Salaam all.
Ninetynine, thank you for your post. You are very kind and considerate and you are most definitely not intruding.
I can't stop thinking about some of the victims of the attack. 
I didn't know about the Paris attack until quite late last night. I was about to text my work colleagues a joke early yesterday (my day off work). When I saw the news, I was so relieved that I didn't send the joke in case my colleagues thought that I didn't care about what had gone on and that I was being insensitive. I strangely feel answerable. I know I shouldn't but i feel that there are people who want me to apologise for other people's actions.
Today I was afraid for the very first time ever. I was afraid for my safety and for my children's safety. I was afraid of going to the supermarket in the evening in case someone angry about yesterday's events decided to take it out on me. I am afraid for the safety of my children in case some lunatic decides to carry out a Paris-style attack in the name of my religion, in the UK.

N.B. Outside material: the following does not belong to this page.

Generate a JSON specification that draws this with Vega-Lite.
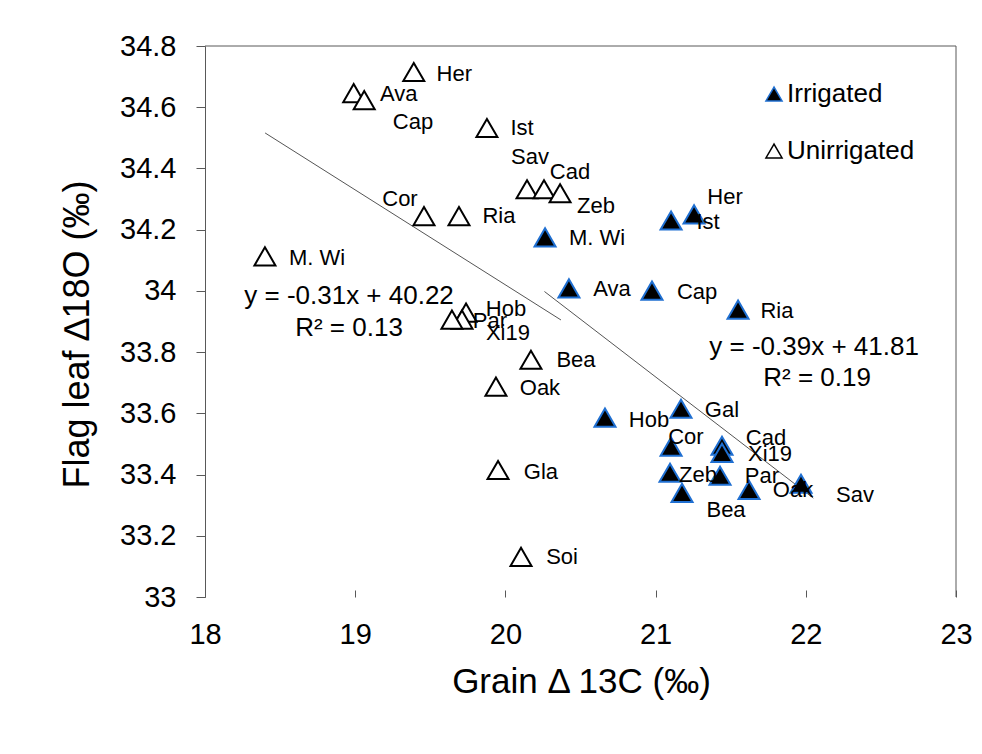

I find that I have to defend my religion. People used to blame muslims and now they are beginning to blame islam more and more. They are wrong in putting the blame on Islam, though they would be right to put the blame on the people who commit these atrocities. There are racists out there who commit atrocities for the preservation and supremacy of the white race. Does that mean the white race is to blame? No! We know that thankfully those people are a dwindling minority and their ideology is not shared by the masses. So why is it that when muslims or 'islamists' commit an atrocity, that Islam or muslims are to blame by default? Why can't the blame lie at the door of the perpetrator? Why does my religion come under attack instead?
It reminds me of the hadith "Islam came a stranger and will leave a stranger".
Btw, I noticed that in my last message I wrote 'welcome to the tear room!' That was definitely a typo, though strangely apt, considering the circumstances!